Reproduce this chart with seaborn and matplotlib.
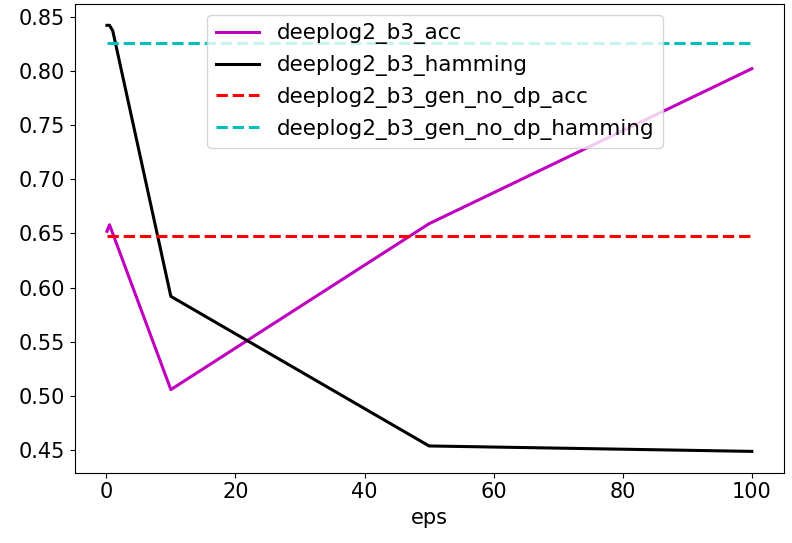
import pandas as pd
import seaborn as sns
import matplotlib
matplotlib.use("Agg")
import matplotlib.pyplot as plt

eps = [0.1, 0.5, 1, 10, 50, 100]
b3_acc = [0.652, 0.658, 0.650, 0.506, 0.659, 0.802]
b3_hamming = [0.842, 0.842, 0.837, 0.592, 0.454, 0.449]
gen_no_dp_acc = 0.648
gen_no_dp_hamming = 0.826

df = pd.DataFrame({
    'eps': eps,
    'deeplog2_b3_acc': b3_acc,
    'deeplog2_b3_hamming': b3_hamming,
    'deeplog2_b3_gen_no_dp_acc': [gen_no_dp_acc] * len(eps),
    'deeplog2_b3_gen_no_dp_hamming': [gen_no_dp_hamming] * len(eps),
})

plt.rcParams['font.size'] = 15
fig = plt.figure(figsize=(7.92, 5.43), dpi=100)
ax = fig.add_axes([0.0943, 0.1295, 0.8957, 0.8631])

styles = {
    'deeplog2_b3_acc': ('m', '-'),
    'deeplog2_b3_hamming': ('k', '-'),
    'deeplog2_b3_gen_no_dp_acc': ('r', '--'),
    'deeplog2_b3_gen_no_dp_hamming': ('c', '--'),
}
for name, (col, ls) in styles.items():
    sns.lineplot(data=df, x='eps', y=name, color=col, linestyle=ls, linewidth=2.2, label=name, ax=ax)

ax.set_ylabel('')
ax.set_xlabel('eps')
ax.set_yticks([0.45, 0.50, 0.55, 0.60, 0.65, 0.70, 0.75, 0.80, 0.85])
ax.legend(loc='upper center', bbox_to_anchor=(0.508, 1.0), fontsize=15.5)

plt.savefig('out.png', dpi=100)
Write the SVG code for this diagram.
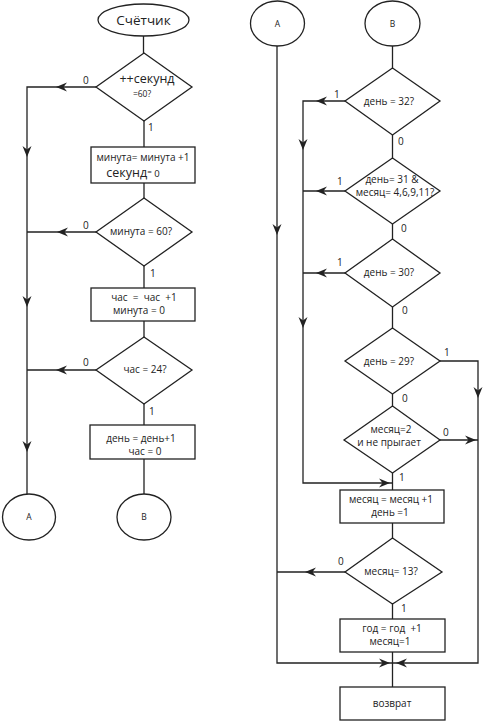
<svg xmlns="http://www.w3.org/2000/svg" xmlns:xlink="http://www.w3.org/1999/xlink" width="486" height="724" viewBox="0 0 486 724">
<style>
.s{fill:#fff;stroke:#222;stroke-width:1.3}
.c{fill:none;stroke:#222;stroke-width:1.3}
.t{font-family:"Open Sans","DejaVu Sans",sans-serif;font-size:10px;fill:#222;text-anchor:middle}
.l{font-family:"Open Sans","DejaVu Sans",sans-serif;font-size:10px;fill:#222}
</style>
<defs>
<path id="ah" d="M0,0 L-11,-4.5 L-7.5,0 L-11,4.5 Z" fill="#222"/>
</defs>
<rect width="486" height="724" fill="#fff"/>
<g id="connectors">
<path class="c" d="M143.5,36 V53 M144,121 V147 M144,183 V198 M144,266 V288 M144,321 V337 M144,404 V425 M144,459 V494"/>
<path class="c" d="M96,87 H27 V494 M96,232 H27 M96,370 H27"/>
<path class="c" d="M392.5,46 V68 M392.5,135 V158 M392.5,224 V239 M392.5,307 V328 M392.5,394 V406 M392.5,473 V490 M392.5,523 V538 M392.5,604 V619 M392.5,652 V687"/>
<path class="c" d="M277,46 V663 H392 M345,101 H303 V483 H392 M345,191 H303 M345,273 H303 M345,572 H277"/>
<path class="c" d="M440,361 H478 V663 H393 M440,440 H478"/>
<use xlink:href="#ah" transform="translate(56,87) rotate(180)"/>
<use xlink:href="#ah" transform="translate(57,232) rotate(180)"/>
<use xlink:href="#ah" transform="translate(56,370) rotate(180)"/>
<use xlink:href="#ah" transform="translate(27,157) rotate(90)"/>
<use xlink:href="#ah" transform="translate(27,307) rotate(90)"/>
<use xlink:href="#ah" transform="translate(27,452) rotate(90)"/>
<use xlink:href="#ah" transform="translate(316,101) rotate(180)"/>
<use xlink:href="#ah" transform="translate(316,191) rotate(180)"/>
<use xlink:href="#ah" transform="translate(316,273) rotate(180)"/>
<use xlink:href="#ah" transform="translate(305,572) rotate(180)"/>
<use xlink:href="#ah" transform="translate(303,150) rotate(90)"/>
<use xlink:href="#ah" transform="translate(303,328) rotate(90)"/>
<use xlink:href="#ah" transform="translate(277,235) rotate(90)"/>
<use xlink:href="#ah" transform="translate(478,398) rotate(90)"/>
<use xlink:href="#ah" transform="translate(476,440)"/>
<use xlink:href="#ah" transform="translate(390,483)"/>
<use xlink:href="#ah" transform="translate(390,663)"/>
<use xlink:href="#ah" transform="translate(396,663) rotate(180)"/>
<text class="l" x="83" y="84">0</text>
<text class="l" x="148" y="131">1</text>
<text class="l" x="83" y="229">0</text>
<text class="l" x="150" y="277">1</text>
<text class="l" x="83" y="366">0</text>
<text class="l" x="149" y="415">1</text>
<text class="l" x="334" y="98">1</text>
<text class="l" x="398" y="145">0</text>
<text class="l" x="337" y="185">1</text>
<text class="l" x="401" y="232">0</text>
<text class="l" x="337" y="266">1</text>
<text class="l" x="402" y="314">0</text>
<text class="l" x="444" y="356">1</text>
<text class="l" x="402" y="402">0</text>
<text class="l" x="443" y="436">0</text>
<text class="l" x="399" y="481">1</text>
<text class="l" x="338" y="565">0</text>
<text class="l" x="401" y="612">1</text>
</g>
<g id="start">
<ellipse class="s" cx="143.5" cy="20" rx="45.5" ry="16"/>
<text class="t" x="143.5" y="25" style="font-size:13.5px">Счётчик</text>
</g>
<g id="d1">
<polygon class="s" points="144,53 192,87 144,121 96,87"/>
<text class="t" x="147" y="83" style="font-size:12.5px">++секунд</text>
<text class="t" x="142" y="97" style="font-size:8.5px">=60?</text>
</g>
<g id="b1">
<rect class="s" x="91" y="147" width="104" height="36"/>
<text class="t" x="143" y="161">минута= минута +1</text>
<text class="t" x="133" y="177"><tspan style="font-size:12.5px">секунд</tspan><tspan style="font-size:8px" dy="-3">=</tspan><tspan style="font-size:9.5px" dy="3"> 0</tspan></text>
</g>
<g id="d2">
<polygon class="s" points="144,198 192,232 144,266 96,232"/>
<text class="t" x="141" y="235">минута = 60?</text>
</g>
<g id="b2">
<rect class="s" x="91" y="288" width="104" height="33"/>
<text class="t" x="144" y="301" xml:space="preserve">час  =  час  +1</text>
<text class="t" x="139" y="314">минута = 0</text>
</g>
<g id="d3">
<polygon class="s" points="144,337 192,370 144,404 96,370"/>
<text class="t" x="145" y="373">час  = 24?</text>
</g>
<g id="b3">
<rect class="s" x="90" y="425" width="105" height="34"/>
<text class="t" x="141" y="442">день = день+1</text>
<text class="t" x="145" y="455">час  = 0</text>
</g>
<g id="A1">
<ellipse class="s" cx="29" cy="517" rx="26.5" ry="23"/>
<text class="t" x="29" y="520" style="font-size:8.5px">A</text>
</g>
<g id="B1">
<ellipse class="s" cx="144" cy="517" rx="27" ry="23"/>
<text class="t" x="144" y="520" style="font-size:8.5px">B</text>
</g>
<g id="A2">
<ellipse class="s" cx="277.5" cy="23.5" rx="27" ry="22.5"/>
<text class="t" x="277.5" y="27" style="font-size:8.5px">A</text>
</g>
<g id="B2">
<ellipse class="s" cx="392.5" cy="23.5" rx="27.5" ry="22.5"/>
<text class="t" x="392.5" y="27" style="font-size:8.5px">B</text>
</g>
<g id="r1">
<polygon class="s" points="392.5,68 440,101 392.5,135 345,101"/>
<text class="t" x="389" y="105">день = 32?</text>
</g>
<g id="r2">
<polygon class="s" points="392.5,158 440,191 392.5,224 345,191"/>
<text class="t" x="392" y="183">день= 31 &amp;</text>
<text class="t" x="395" y="196">месяц= 4,6,9,11?</text>
</g>
<g id="r3">
<polygon class="s" points="392.5,239 440,273 392.5,307 345,273"/>
<text class="t" x="389" y="276">день  = 30?</text>
</g>
<g id="r4">
<polygon class="s" points="392.5,328 440,361 392.5,394 345,361"/>
<text class="t" x="389" y="365">день = 29?</text>
</g>
<g id="r5">
<polygon class="s" points="392.5,406 440,440 392.5,473 344,440"/>
<text class="t" x="391" y="433">месяц=2</text>
<text class="t" x="389" y="446">и не прыгает</text>
</g>
<g id="rb1">
<rect class="s" x="340" y="490" width="104" height="33"/>
<text class="t" x="391" y="503">месяц = месяц +1</text>
<text class="t" x="390" y="516">день =1</text>
</g>
<g id="r6">
<polygon class="s" points="392.5,538 442,572 392.5,604 345,572"/>
<text class="t" x="391" y="575">месяц= 13?</text>
</g>
<g id="rb2">
<rect class="s" x="340" y="619" width="105" height="33"/>
<text class="t" x="392" y="632" xml:space="preserve">год = год  +1</text>
<text class="t" x="390" y="645">месяц=1</text>
</g>
<g id="rb3">
<rect class="s" x="340" y="687" width="105" height="33"/>
<text class="t" x="392" y="707">возврат</text>
</g>
</svg>
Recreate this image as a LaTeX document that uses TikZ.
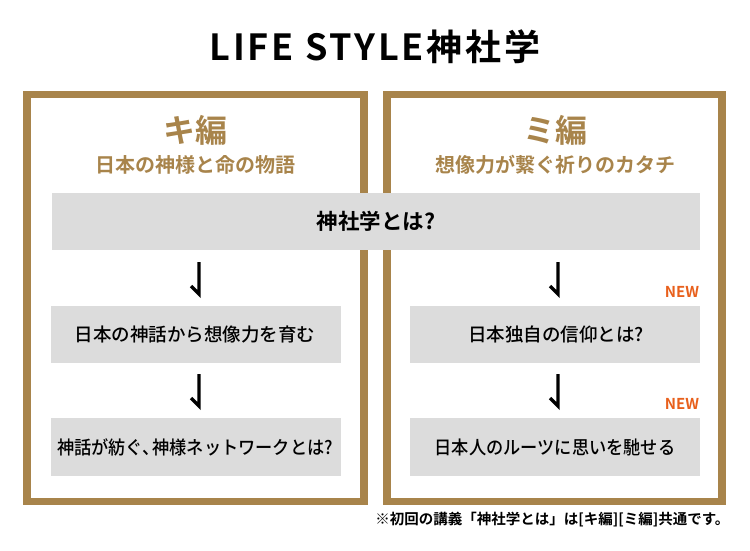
\documentclass[tikz,border=0pt]{standalone}
\usepackage{graphicx}
\usepackage{fontspec}
\setmainfont{Noto Sans CJK JP}[BoldFont={Noto Sans CJK JP Bold}]
\newfontfamily\jpmed{Noto Sans CJK JP Medium}
\definecolor{gold}{HTML}{A8844B}
\definecolor{boxgray}{HTML}{DCDCDC}
\definecolor{neworange}{HTML}{E8601C}
\tikzset{
  frame/.style={draw=gold, line width=7.5pt},
  boxtext/.style={font=\jpmed\fontsize{18.5}{21}\selectfont, text=black},
  hdr/.style={font=\bfseries\fontsize{32}{36}\selectfont, text=gold},
  sub/.style={font=\bfseries\fontsize{20}{24}\selectfont, text=gold},
  newtag/.style={font=\bfseries\fontsize{15}{18}\selectfont, text=neworange},
  hook/.style={line width=3.4pt, draw=black}
}
\begin{document}
\begin{tikzpicture}[x=1pt,y=-1pt]
\useasboundingbox (0,0) rectangle (750,550);
% title
\node[font=\bfseries\fontsize{36}{40}\selectfont\addfontfeature{LetterSpace=8}] (title) at (375,47) {LIFE STYLE神社学};
% frames
\draw[frame] (27,94.5) rectangle (364,501.5);
\draw[frame] (387,94.5) rectangle (722,501.5);
% headers
\node[hdr] (kih) at (195,130) {キ編};
\node[sub] (kis) at (195,165) {日本の神様と命の物語};
\node[hdr] (mih) at (555,130) {ミ編};
\node[sub] (mis) at (555,165) {想像力が繋ぐ祈りのカタチ};
% common box
\fill[boxgray] (52,193) rectangle (700,250);
\node[font=\bfseries\fontsize{21.5}{24}\selectfont] (common) at (376,221.5) {神社学とは?};
% left boxes
\fill[boxgray] (51,306) rectangle (341,363);
\node[boxtext] (k1) at (195,334.5) {日本の神話から想像力を育む};
\fill[boxgray] (51,418) rectangle (341,476);
\node[boxtext] (k2) at (195,447) {\scalebox{0.93}[1]{神話が紡ぐ、\kern-8pt 神様ネットワークとは?}};
% right boxes
\fill[boxgray] (410,306) rectangle (700,363);
\node[boxtext] (m1) at (556,334.5) {日本独自の信仰とは?};
\fill[boxgray] (410,418) rectangle (700,476);
\node[boxtext] (m2) at (555,447) {\scalebox{0.93}[1]{日本人のルーツに思いを馳せる}};
% hook arrows
\draw[hook] (199,262) -- (199,294) -- (191,286);
\draw[hook] (199,374) -- (199,406) -- (191,398);
\draw[hook] (558,262) -- (558,294) -- (550,286);
\draw[hook] (558,374) -- (558,406) -- (550,398);
% NEW tags
\node[newtag] (new1) at (682,292) {NEW};
\node[newtag] (new2) at (682,404) {NEW};
% footnote
\node[font=\bfseries\fontsize{14.5}{16}\selectfont, anchor=east] (note) at (733,520) {※初回の講義「神社学とは」は[キ編][ミ編]共通です。};
\end{tikzpicture}
\end{document}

● EXERCISE TASK: Repeat the listing above exactly from its first line to the line containing "plt.savefig('out.png', dpi=100)", both included, and omit the pictures.

● SOLUTION:
Reproduce this chart with seaborn and matplotlib.
import pandas as pd
import seaborn as sns
import matplotlib
matplotlib.use("Agg")
import matplotlib.pyplot as plt

eps = [0.1, 0.5, 1, 10, 50, 100]
b3_acc = [0.652, 0.658, 0.650, 0.506, 0.659, 0.802]
b3_hamming = [0.842, 0.842, 0.837, 0.592, 0.454, 0.449]
gen_no_dp_acc = 0.648
gen_no_dp_hamming = 0.826

df = pd.DataFrame({
    'eps': eps,
    'deeplog2_b3_acc': b3_acc,
    'deeplog2_b3_hamming': b3_hamming,
    'deeplog2_b3_gen_no_dp_acc': [gen_no_dp_acc] * len(eps),
    'deeplog2_b3_gen_no_dp_hamming': [gen_no_dp_hamming] * len(eps),
})

plt.rcParams['font.size'] = 15
fig = plt.figure(figsize=(7.92, 5.43), dpi=100)
ax = fig.add_axes([0.0943, 0.1295, 0.8957, 0.8631])

styles = {
    'deeplog2_b3_acc': ('m', '-'),
    'deeplog2_b3_hamming': ('k', '-'),
    'deeplog2_b3_gen_no_dp_acc': ('r', '--'),
    'deeplog2_b3_gen_no_dp_hamming': ('c', '--'),
}
for name, (col, ls) in styles.items():
    sns.lineplot(data=df, x='eps', y=name, color=col, linestyle=ls, linewidth=2.2, label=name, ax=ax)

ax.set_ylabel('')
ax.set_xlabel('eps')
ax.set_yticks([0.45, 0.50, 0.55, 0.60, 0.65, 0.70, 0.75, 0.80, 0.85])
ax.legend(loc='upper center', bbox_to_anchor=(0.508, 1.0), fontsize=15.5)

plt.savefig('out.png', dpi=100)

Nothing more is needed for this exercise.